From the listing that follows, output everything exactly except the pictures.
**** Supplied information ****
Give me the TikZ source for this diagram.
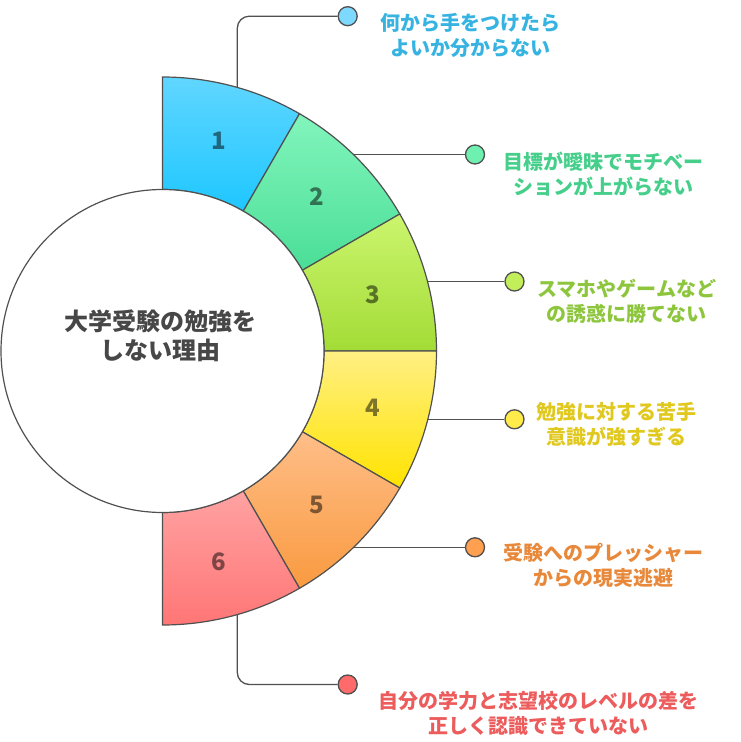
\documentclass[tikz,border=0pt]{standalone}
\usepackage{fontspec}
\setmainfont{Noto Sans CJK JP}
\definecolor{edge}{HTML}{505050}
\definecolor{hubtext}{HTML}{474747}
\definecolor{sAt}{HTML}{60D6FF}\definecolor{sAb}{HTML}{1EC7FF}
\definecolor{sBt}{HTML}{82F5BC}\definecolor{sBb}{HTML}{4ADE97}
\definecolor{sCt}{HTML}{CBF56E}\definecolor{sCb}{HTML}{A3DC36}
\definecolor{sDt}{HTML}{FFF084}\definecolor{sDb}{HTML}{FFE300}
\definecolor{sEt}{HTML}{FFBE88}\definecolor{sEb}{HTML}{F99A40}
\definecolor{sFt}{HTML}{FFA2A2}\definecolor{sFb}{HTML}{FF7676}
\definecolor{dA}{HTML}{7DD9FF}\definecolor{tA}{HTML}{36B3E0}
\definecolor{dB}{HTML}{6EF0B0}\definecolor{tB}{HTML}{45CF8B}
\definecolor{dC}{HTML}{C2EE5A}\definecolor{tC}{HTML}{8DC63D}
\definecolor{dD}{HTML}{FFEC4A}\definecolor{tD}{HTML}{E0C81E}
\definecolor{dE}{HTML}{FFA050}\definecolor{tE}{HTML}{E8883A}
\definecolor{dF}{HTML}{FF6B6B}\definecolor{tF}{HTML}{EC5C5C}
\tikzset{
  seg/.style={draw=edge, line width=1.2pt},
  num/.style={font=\fontsize{24}{24}\selectfont\bfseries, text=black, text opacity=0.5},
  dot/.style={circle, draw=edge, line width=1.3pt, minimum size=19pt, inner sep=0pt},
  lbl/.style={font=\fontsize{20}{25}\selectfont\bfseries, align=center, inner sep=0pt},
  conn/.style={draw=edge, line width=1.3pt, rounded corners=12pt},
  hub/.style={circle, draw=edge, line width=1.2pt, fill=white, minimum size=323pt, inner sep=0pt},
  hubtxt/.style={font=\fontsize{24}{28.5}\selectfont\bfseries, text=hubtext, align=center, inner sep=0pt}
}
\begin{document}
\begin{tikzpicture}[x=1pt,y=1pt]
\useasboundingbox (-162.5,-391) rectangle (577.5,351);
% connector start points on the outer arc
\coordinate (s1) at (74.8,263.6);
\coordinate (s2) at (190.7,196.5);
\coordinate (s3) at (265.0,69.5);
\coordinate (s4) at (265.4,-68.3);
\coordinate (s5) at (191.2,-196.3);
\coordinate (s6) at (74.8,-263.6);
% dots
\node[dot, fill=dA] (d1) at (185.2,334.8) {};
\node[dot, fill=dB] (d2) at (312.5,196.5) {};
\node[dot, fill=dC] (d3) at (352.0,69.5) {};
\node[dot, fill=dD] (d4) at (352.0,-68.3) {};
\node[dot, fill=dE] (d5) at (312.5,-196.3) {};
\node[dot, fill=dF] (d6) at (185.2,-333.5) {};
% connectors
\draw[conn] (s1) |- (d1);
\draw[conn] (s2) -- (d2);
\draw[conn] (s3) -- (d3);
\draw[conn] (s4) -- (d4);
\draw[conn] (s5) -- (d5);
\draw[conn] (s6) |- (d6);
% segments
\foreach \k/\ct/\cb in {1/sAt/sAb,2/sBt/sBb,3/sCt/sCb,4/sDt/sDb,5/sEt/sEb,6/sFt/sFb}{
  \pgfmathsetmacro\a{90-30*(\k-1)}
  \pgfmathsetmacro\b{\a-30}
  \pgfmathsetmacro\m{\a-15}
  \shadedraw[seg, top color=\ct, bottom color=\cb]
    (\a:161.5) -- (\a:274) arc[start angle=\a, end angle=\b, radius=274]
    -- (\b:161.5) arc[start angle=\b, end angle=\a, radius=161.5] -- cycle;
  \node[num] (n\k) at (\m:217.75) {\k};
}
% hub
\node[hub] (hub) at (0,0) {};
\node[hubtxt] (hubtext) at (-1.7,15) {大学受験の勉強を\\しない理由};
% labels
\node[lbl, text=tA] (t1) at (307.5,315.5) {何から手をつけたら\\よいか分からない};
\node[lbl, text=tB] (t2) at (440.5,176.8) {目標が曖昧でモチベー\\ションが上がらない};
\node[lbl, text=tC] (t3) at (464.2,50.1) {スマホやゲームなど\\の誘惑に勝てない};
\node[lbl, text=tD] (t4) at (454.2,-73.2) {勉強に対する苦手\\意識が強すぎる};
\node[lbl, text=tE] (t5) at (440.5,-214.8) {受験へのプレッシャー\\からの現実逃避};
\node[lbl, text=tF] (t6) at (375.5,-362.4) {自分の学力と志望校のレベルの差を\\正しく認識できていない};
\end{tikzpicture}
\end{document}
****
* **Result of this exercise**
Give me the TikZ source for this diagram.
\documentclass[tikz,border=0pt]{standalone}
\usepackage{fontspec}
\setmainfont{Noto Sans CJK JP}
\definecolor{edge}{HTML}{505050}
\definecolor{hubtext}{HTML}{474747}
\definecolor{sAt}{HTML}{60D6FF}\definecolor{sAb}{HTML}{1EC7FF}
\definecolor{sBt}{HTML}{82F5BC}\definecolor{sBb}{HTML}{4ADE97}
\definecolor{sCt}{HTML}{CBF56E}\definecolor{sCb}{HTML}{A3DC36}
\definecolor{sDt}{HTML}{FFF084}\definecolor{sDb}{HTML}{FFE300}
\definecolor{sEt}{HTML}{FFBE88}\definecolor{sEb}{HTML}{F99A40}
\definecolor{sFt}{HTML}{FFA2A2}\definecolor{sFb}{HTML}{FF7676}
\definecolor{dA}{HTML}{7DD9FF}\definecolor{tA}{HTML}{36B3E0}
\definecolor{dB}{HTML}{6EF0B0}\definecolor{tB}{HTML}{45CF8B}
\definecolor{dC}{HTML}{C2EE5A}\definecolor{tC}{HTML}{8DC63D}
\definecolor{dD}{HTML}{FFEC4A}\definecolor{tD}{HTML}{E0C81E}
\definecolor{dE}{HTML}{FFA050}\definecolor{tE}{HTML}{E8883A}
\definecolor{dF}{HTML}{FF6B6B}\definecolor{tF}{HTML}{EC5C5C}
\tikzset{
  seg/.style={draw=edge, line width=1.2pt},
  num/.style={font=\fontsize{24}{24}\selectfont\bfseries, text=black, text opacity=0.5},
  dot/.style={circle, draw=edge, line width=1.3pt, minimum size=19pt, inner sep=0pt},
  lbl/.style={font=\fontsize{20}{25}\selectfont\bfseries, align=center, inner sep=0pt},
  conn/.style={draw=edge, line width=1.3pt, rounded corners=12pt},
  hub/.style={circle, draw=edge, line width=1.2pt, fill=white, minimum size=323pt, inner sep=0pt},
  hubtxt/.style={font=\fontsize{24}{28.5}\selectfont\bfseries, text=hubtext, align=center, inner sep=0pt}
}
\begin{document}
\begin{tikzpicture}[x=1pt,y=1pt]
\useasboundingbox (-162.5,-391) rectangle (577.5,351);
% connector start points on the outer arc
\coordinate (s1) at (74.8,263.6);
\coordinate (s2) at (190.7,196.5);
\coordinate (s3) at (265.0,69.5);
\coordinate (s4) at (265.4,-68.3);
\coordinate (s5) at (191.2,-196.3);
\coordinate (s6) at (74.8,-263.6);
% dots
\node[dot, fill=dA] (d1) at (185.2,334.8) {};
\node[dot, fill=dB] (d2) at (312.5,196.5) {};
\node[dot, fill=dC] (d3) at (352.0,69.5) {};
\node[dot, fill=dD] (d4) at (352.0,-68.3) {};
\node[dot, fill=dE] (d5) at (312.5,-196.3) {};
\node[dot, fill=dF] (d6) at (185.2,-333.5) {};
% connectors
\draw[conn] (s1) |- (d1);
\draw[conn] (s2) -- (d2);
\draw[conn] (s3) -- (d3);
\draw[conn] (s4) -- (d4);
\draw[conn] (s5) -- (d5);
\draw[conn] (s6) |- (d6);
% segments
\foreach \k/\ct/\cb in {1/sAt/sAb,2/sBt/sBb,3/sCt/sCb,4/sDt/sDb,5/sEt/sEb,6/sFt/sFb}{
  \pgfmathsetmacro\a{90-30*(\k-1)}
  \pgfmathsetmacro\b{\a-30}
  \pgfmathsetmacro\m{\a-15}
  \shadedraw[seg, top color=\ct, bottom color=\cb]
    (\a:161.5) -- (\a:274) arc[start angle=\a, end angle=\b, radius=274]
    -- (\b:161.5) arc[start angle=\b, end angle=\a, radius=161.5] -- cycle;
  \node[num] (n\k) at (\m:217.75) {\k};
}
% hub
\node[hub] (hub) at (0,0) {};
\node[hubtxt] (hubtext) at (-1.7,15) {大学受験の勉強を\\しない理由};
% labels
\node[lbl, text=tA] (t1) at (307.5,315.5) {何から手をつけたら\\よいか分からない};
\node[lbl, text=tB] (t2) at (440.5,176.8) {目標が曖昧でモチベー\\ションが上がらない};
\node[lbl, text=tC] (t3) at (464.2,50.1) {スマホやゲームなど\\の誘惑に勝てない};
\node[lbl, text=tD] (t4) at (454.2,-73.2) {勉強に対する苦手\\意識が強すぎる};
\node[lbl, text=tE] (t5) at (440.5,-214.8) {受験へのプレッシャー\\からの現実逃避};
\node[lbl, text=tF] (t6) at (375.5,-362.4) {自分の学力と志望校のレベルの差を\\正しく認識できていない};
\end{tikzpicture}
\end{document}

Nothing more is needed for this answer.